Ainda mais direto, o primeiro-ministro húngaro, Viktor Orban, em uma carta a von der Leyen, reiterou que “nem a Hungria nem a UE como um todo estão prontas para aceitar e implementar as medidas propostas pela comissão. As sanções devem ser adotadas em um momento em que todas as pré-condições necessárias sejam cumpridas em todos os países membros”, segundo o jornal Financial Times.
Entre os países que estão pleiteando mais tempo, estão, segundo a mídia, também a República Checa e a Bulgária.
Opep: impossível substituir
Para o secretário-geral da Organização dos Países Exportadores de Petróleo (OPEP), Mohamed Barkindo, é impossível substituir o petróleo russo. “Obviamente, a exportação de petróleo e derivados russos no total de mais de 7 milhões de barris por dia não pode ser tirada de outro lugar, simplesmente não há capacidade livre. Sua perda potencial devido a sanções ou restrições voluntárias será definitivamente sentida pelo mercado de energia”.
Industrialistas alemães – no que são apoiados pelos sindicatos – alertam que boicotar o petróleo russo será um tiro no pé para a competitividade alemã; o embargo ao gás russo seria um tiro na cabeça. O próprio primeiro-ministro Olaf Scholz alertou sobre “milhões de desempregados e milhares de fábricas fechando”.
Mas são autoridades de seu governo que asseveraram que, em poucos meses, conseguiram reduzir a participação do petróleo russo em seu consumo de 35% para 12% (de 53% para 35% no caso do gás), mas quanto tem no real em matéria de petróleo russo recém batizado ainda está para ser entendido.
A Rússia está rapidamente aprendendo os meandros da ‘via iraniana’ de exportação de petróleo e já estabeleceu sigilo de todos os dados possíveis sobre produção e exportação de petróleo e petroleiros russos vêm regularmente desligando transponders e, portando, ficando ‘invisíveis’ ao monitoramento.
Segundo o jornal russo Vzglyad, está se formando um mercado opaco: o petróleo está deixando cada vez mais os portos russos sem especificar um destino específico. Mais de 11,1 milhões de barris foram carregados em navios-tanque não roteados em abril, mais do que qualquer outro país, observa o WSJ. Assim, cerca de 40% do fornecimento de petróleo russo em abril foi para “destinos desconhecidos”, registra o jornal.

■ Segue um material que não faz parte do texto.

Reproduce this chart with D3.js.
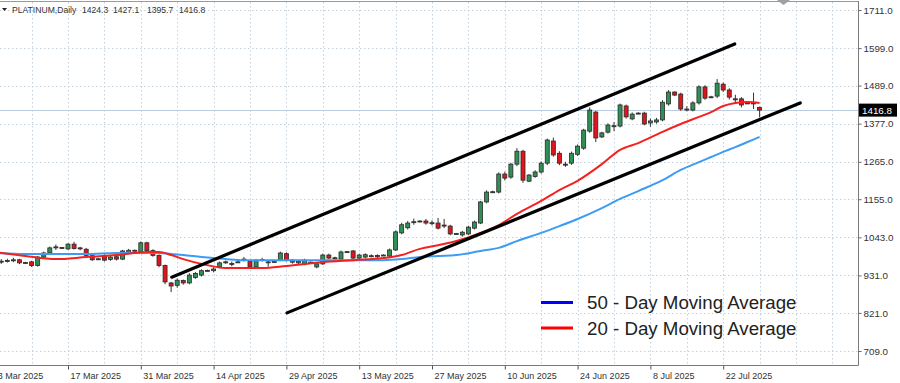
<!DOCTYPE html>
<html><head><meta charset="utf-8">
<script src="https://cdn.jsdelivr.net/npm/d3@7"></script>
<style>html,body{margin:0;padding:0;background:#fff;} svg{display:block;font-family:"Liberation Sans",Arial,sans-serif;}</style>
</head><body>
<svg id="chart" width="900" height="383"></svg>
<script>
// ---------------- DATA ----------------
const symbol = "PLATINUM,Daily";
const headerValues = ["1424.3", "1427.1", "1395.7", "1416.8"];
const xTickBars = [0, 12, 24, 36, 48, 60, 72, 84, 96, 108, 120];
const xTickLabels = ["3 Mar 2025", "17 Mar 2025", "31 Mar 2025", "14 Apr 2025", "29 Apr 2025",
  "13 May 2025", "27 May 2025", "10 Jun 2025", "24 Jun 2025", "8 Jul 2025", "22 Jul 2025"];
const yTicks = [709, 821, 931, 1043, 1155, 1265, 1377, 1489, 1599, 1711];

const opens = [
  974, 970, 973, 975, 977, 968, 971, 960, 985, 997,
  1013, 1013, 1009, 1023, 1012, 1008, 989, 978, 990, 978,
  986, 979, 997, 1005, 1000, 1027, 1004, 990, 960, 909,
  902, 916, 909, 925, 932, 946, 945, 956, 970, 966,
  970, 978, 972, 956, 978, 970, 972, 976, 995, 976,
  968, 964, 970, 956, 965, 991, 982, 979, 1000, 1003,
  982, 985, 988, 990, 990, 988, 1006, 1056, 1071, 1088,
  1091, 1091, 1085, 1085, 1079, 1076, 1053, 1050, 1053, 1070,
  1085, 1147, 1176, 1176, 1229, 1220, 1258, 1296, 1208, 1222,
  1235, 1261, 1326, 1290, 1258, 1261, 1287, 1305, 1355, 1411,
  1338, 1352, 1370, 1370, 1429, 1391, 1408, 1408, 1379, 1382,
  1388, 1435, 1470, 1464, 1420, 1417, 1438, 1485, 1455, 1458,
  1493, 1476, 1450, 1450, 1438, 1438, 1424.3];
const highs = [
  978, 979, 980, 983, 980, 971, 974, 988, 1001, 1016,
  1022, 1014, 1026, 1030, 1015, 1012, 991, 982, 993, 989,
  990, 1006, 1009, 1007, 1031, 1030, 1008, 993, 963, 912,
  922, 919, 938, 941, 949, 948, 955, 972, 975, 972,
  973, 985, 975, 979, 983, 975, 974, 1001, 999, 979,
  976, 980, 972, 969, 995, 995, 986, 1004, 1003, 1006,
  995, 996, 993, 993, 993, 1010, 1063, 1086, 1091, 1098,
  1093, 1097, 1093, 1100, 1097, 1080, 1056, 1062, 1077, 1092,
  1150, 1181, 1180, 1234, 1236, 1262, 1305, 1300, 1229, 1240,
  1266, 1333, 1336, 1296, 1265, 1295, 1316, 1362, 1425, 1415,
  1353, 1378, 1382, 1436, 1433, 1410, 1411, 1412, 1392, 1394,
  1446, 1476, 1472, 1468, 1428, 1443, 1490, 1490, 1459, 1508,
  1498, 1481, 1462, 1455, 1440, 1468, 1427.1];
const lows = [
  966, 965, 969, 970, 964, 966, 956, 957, 982, 994,
  1006, 1010, 1006, 1007, 1005, 987, 974, 976, 972, 974,
  975, 976, 993, 1002, 997, 1000, 986, 955, 905, 882,
  895, 904, 905, 921, 928, 943, 940, 952, 965, 958,
  968, 972, 952, 953, 972, 957, 970, 973, 972, 966,
  964, 961, 968, 952, 962, 979, 978, 976, 998, 978,
  978, 981, 984, 982, 988, 985, 1003, 1052, 1066, 1080,
  1087, 1080, 1078, 1066, 1070, 1049, 1051, 1045, 1050, 1066,
  1082, 1143, 1173, 1172, 1210, 1215, 1252, 1203, 1205, 1218,
  1230, 1255, 1280, 1255, 1250, 1256, 1282, 1300, 1350, 1323,
  1335, 1348, 1355, 1366, 1392, 1387, 1405, 1372, 1368, 1377,
  1384, 1430, 1458, 1415, 1413, 1413, 1433, 1447, 1452, 1452,
  1470, 1448, 1435, 1425, 1435, 1420, 1395.7];
const closes = [
  970, 973, 975, 977, 968, 969, 960, 985, 997, 1012,
  1015, 1012, 1023, 1010, 1010, 990, 977, 980, 976, 985,
  979, 1003, 1005, 1004, 1027, 1004, 990, 960, 912, 900,
  917, 909, 932, 937, 945, 945, 950, 968, 971, 964,
  971, 979, 956, 976, 978, 971, 972, 997, 976, 970,
  972, 976, 970, 965, 991, 982, 983, 1000, 1001, 982,
  991, 992, 989, 986, 991, 1006, 1059, 1080, 1085, 1089,
  1089, 1085, 1086, 1070, 1078, 1053, 1054, 1058, 1073, 1088,
  1147, 1176, 1177, 1229, 1217, 1258, 1296, 1211, 1226, 1235,
  1261, 1329, 1285, 1261, 1256, 1290, 1311, 1358, 1417, 1335,
  1350, 1373, 1371, 1432, 1397, 1405, 1408, 1376, 1385, 1388,
  1440, 1470, 1461, 1420, 1420, 1438, 1485, 1452, 1456, 1496,
  1476, 1455, 1449, 1432, 1438, 1437, 1416.8];
const lastPrice = 1416.8;

const maBars = [0, 5, 10, 15, 20, 25, 27, 29, 31, 34, 38, 41, 44, 48, 54, 59, 64, 67, 70, 73, 76, 80, 83, 86, 90, 93, 96, 100, 103, 106, 110, 113, 116, 118, 120, 122, 124, 126];
const ma50 = [997, 994, 994, 994, 997, 997, 997, 994, 991, 985, 979, 976, 976, 976, 976, 976, 976, 979, 985, 988, 991, 1003, 1012, 1032, 1056, 1076, 1097, 1129, 1156, 1179, 1211, 1241, 1264, 1279, 1294, 1308, 1323, 1338];
const ma20 = [1000, 988, 979, 985, 991, 1000, 1000, 991, 979, 965, 953, 953, 953, 959, 970, 976, 982, 991, 1009, 1020, 1032, 1056, 1079, 1112, 1150, 1182, 1209, 1258, 1300, 1320, 1353, 1376, 1397, 1411, 1429, 1438, 1441, 1438];

const channelUpper = [[29.1, 926], [121.9, 1611]];
const channelLower = [[48.1, 821], [132.7, 1438]];

const legendLabels = ["50 - Day Moving Average", "20 - Day Moving Average"];
const legendColors = ["#0000ff", "#ff0000"];

// ---------------- DRAW ----------------
const svg = d3.select("#chart");
const P = {left: 0, right: 858, top: 2, bottom: 365};
const x = d3.scaleLinear().domain([0, 120]).range([-4.8, 723.2]);
const y = d3.scaleLinear().domain([709, 1711]).range([351, 10]);

svg.append("defs").append("clipPath").attr("id", "clip")
  .append("rect").attr("x", P.left).attr("y", P.top).attr("width", P.right - P.left).attr("height", P.bottom - P.top);

const g = svg.append("g").attr("clip-path", "url(#clip)");

// grid
const gridColor = "#c4d0dc";
const gridBars = d3.range(0, 150, 6);
g.append("g").selectAll("line").data(gridBars).join("line")
  .attr("x1", d => Math.round(x(d)) + 0.5).attr("x2", d => Math.round(x(d)) + 0.5)
  .attr("y1", P.top).attr("y2", P.bottom)
  .attr("stroke", gridColor).attr("stroke-width", 1).attr("stroke-dasharray", "1.5,2.5");
g.append("g").selectAll("line").data(yTicks).join("line")
  .attr("x1", P.left).attr("x2", P.right)
  .attr("y1", d => Math.round(y(d)) + 0.5).attr("y2", d => Math.round(y(d)) + 0.5)
  .attr("stroke", gridColor).attr("stroke-width", 1).attr("stroke-dasharray", "1.5,2.5");

// last price line
g.append("line").attr("x1", P.left).attr("x2", P.right)
  .attr("y1", Math.round(y(lastPrice)) + 0.5).attr("y2", Math.round(y(lastPrice)) + 0.5)
  .attr("stroke", "#b9cde0").attr("stroke-width", 1);

// candles
const bars = opens.map((o, i) => ({i, o, h: highs[i], l: lows[i], c: closes[i]}));
const cg = g.append("g");
cg.selectAll("line.wick").data(bars).join("line").attr("class", "wick")
  .attr("x1", d => x(d.i)).attr("x2", d => x(d.i))
  .attr("y1", d => y(d.h)).attr("y2", d => y(d.l))
  .attr("stroke", "#333").attr("stroke-width", 1);
cg.selectAll("rect.body").data(bars).join("rect").attr("class", "body")
  .attr("x", d => x(d.i) - 2).attr("width", 4)
  .attr("y", d => y(Math.max(d.o, d.c)))
  .attr("height", d => Math.max(1, Math.abs(y(d.o) - y(d.c))))
  .attr("fill", d => d.c >= d.o ? "#2f8f55" : "#e0151b")
  .attr("stroke", "#2a2a2a").attr("stroke-width", 0.8);

// moving averages
const maLine = arr => d3.line().x((d, k) => x(maBars[k])).y(d => y(d)).curve(d3.curveMonotoneX)(arr);
g.append("path").attr("d", maLine(ma50)).attr("fill", "none").attr("stroke", "#3d9cf2").attr("stroke-width", 2);
g.append("path").attr("d", maLine(ma20)).attr("fill", "none").attr("stroke", "#f52020").attr("stroke-width", 2);

// channel lines
[channelUpper, channelLower].forEach(seg => {
  g.append("line")
    .attr("x1", x(seg[0][0])).attr("y1", y(seg[0][1]))
    .attr("x2", x(seg[1][0])).attr("y2", y(seg[1][1]))
    .attr("stroke", "#000").attr("stroke-width", 3.2).attr("stroke-linecap", "round");
});

// frame
svg.append("line").attr("x1", 0).attr("x2", P.right + 0.5).attr("y1", 1.5).attr("y2", 1.5).attr("stroke", "#9a9a9a");
svg.append("line").attr("x1", P.right + 0.5).attr("x2", P.right + 0.5).attr("y1", 1).attr("y2", P.bottom + 0.5).attr("stroke", "#7a7a7a");
svg.append("line").attr("x1", 0).attr("x2", P.right + 0.5).attr("y1", P.bottom + 0.5).attr("y2", P.bottom + 0.5).attr("stroke", "#7a7a7a");

// right axis
const ay = svg.append("g").attr("transform", `translate(${P.right + 0.5},0)`)
  .call(d3.axisRight(y).tickValues(yTicks).tickFormat(d3.format(".1f")).tickSize(3).tickPadding(2));
ay.select(".domain").remove();
ay.selectAll("line").attr("stroke", "#666");
ay.selectAll("text").attr("font-size", "9.8px").attr("fill", "#333").attr("font-family", "Liberation Sans, Arial, sans-serif");

// bottom axis
const ax = svg.append("g").attr("transform", `translate(0,${P.bottom + 0.5})`)
  .call(d3.axisBottom(x).tickValues(xTickBars).tickFormat((d, k) => xTickLabels[k]).tickSize(4).tickPadding(4));
ax.select(".domain").remove();
ax.selectAll("line").attr("stroke", "#555");
ax.selectAll("text").attr("text-anchor", "start").attr("dx", "2px").attr("dy", "0.6em")
  .attr("font-size", "9px").attr("fill", "#333").attr("font-family", "Liberation Sans, Arial, sans-serif");

// last price tag
const ly = y(lastPrice);
svg.append("rect").attr("x", P.right + 1).attr("y", ly - 6.5).attr("width", 38).attr("height", 13).attr("fill", "#000");
svg.append("text").attr("x", P.right + 4).attr("y", ly).attr("dy", "0.35em")
  .attr("font-size", "9.8px").attr("fill", "#fff").text(lastPrice.toFixed(1));

// header
svg.append("path").attr("d", "M2,8 L7,8 L4.5,11 Z").attr("fill", "#222");
const hdrX = [12, 82, 113, 147, 179];
[symbol].concat(headerValues).forEach((t, k) => {
  svg.append("text").attr("x", hdrX[k]).attr("y", 13).attr("font-size", "8.6px").attr("fill", "#333").text(t);
});
// small shift marker at top
svg.append("path").attr("d", "M777,0 L790,0 L783.5,5 Z").attr("fill", "#a0a0a0");

// legend
const legY = [302.5, 328];
legendLabels.forEach((t, k) => {
  svg.append("line").attr("x1", 541).attr("x2", 573).attr("y1", legY[k]).attr("y2", legY[k])
    .attr("stroke", legendColors[k]).attr("stroke-width", 3);
  svg.append("text").attr("x", 587).attr("y", legY[k]).attr("dy", "0.35em")
    .attr("font-size", "18.7px").attr("fill", "#222").text(t);
});
</script>
</body></html>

Dois esquemas “cinzas” estão sendo praticados para entregar petróleo russo a compradores europeus, afirma Igor Yushkov, especialista do Fundo Nacional de Segurança Energética. O primeiro: um navio-tanque no Mar Báltico desliga o transponder e vai para o porto russo de Ust-Luga ou Primorsk. Ele carrega petróleo russo lá e vai para o mar, onde um navio-tanque maior o espera, onde o petróleo russo é recarregado. Em seguida, o navio-tanque retorna ao seu ponto original e liga o transponder, ou seja, reaparece no radar.
“Oficialmente, o navio-tanque, como estava no meio do Mar Báltico, permaneceu lá, apenas desligou temporariamente o transponder. Mas, na verdade, ele fez uma viagem para buscar petróleo em um porto russo”, diz Yushkov.
O segundo esquema, diz o especialista, é semelhante. Neste caso, o petroleiro não se esconde quando entra no porto russo e sai (já com petróleo russo). Ele faz isso com o transponder ligado, seus movimentos podem ser rastreados em sites especializados. Mas este petroleiro simplesmente não sinaliza um destino específico. Em alto mar, ele desliga o transponder, se aproxima secretamente de um navio-tanque maior, no qual recarrega o petróleo russo. Que dali segue para os portos europeus.
Para o especialista russo, o dano do embargo será “desagradável, mas não letal”. Na verdade – assinala -, não se trata de uma redução nas exportações russas de petróleo, mas de uma redistribuição global do mercado mundial de petróleo lançada pela Europa.
“De fato, haverá uma troca de mercados de vendas entre a Rússia e outros fabricantes, em particular os países do Oriente Médio (Arábia Saudita, Iraque e outros). Iremos para os mercados asiáticos e, em vez de nós, os fornecedores do Oriente Médio virão para a Europa”, explica Yushkov. É o que já está se vendo, por exemplo, em relação à Índia.
Há também a questão tecnológica. Várias refinarias europeias foram erguidas para usar petróleo russo. Claro que, teoricamente, a Europa pode encontrar petróleo da mesma qualidade e estrutura de outro país e nos mesmos volumes, mas na prática isso é impossível – simplesmente não há no mercado.
Portanto, a UE terá duas opções. “A primeira é comprar imediatamente produtos petrolíferos acabados da mesma Índia ou China (produzidos a partir do petróleo russo). A segunda é importar petróleo russo na forma de misturas (onde sua participação será condicionalmente de 49%, após o que não será mais formalmente considerado russo)”.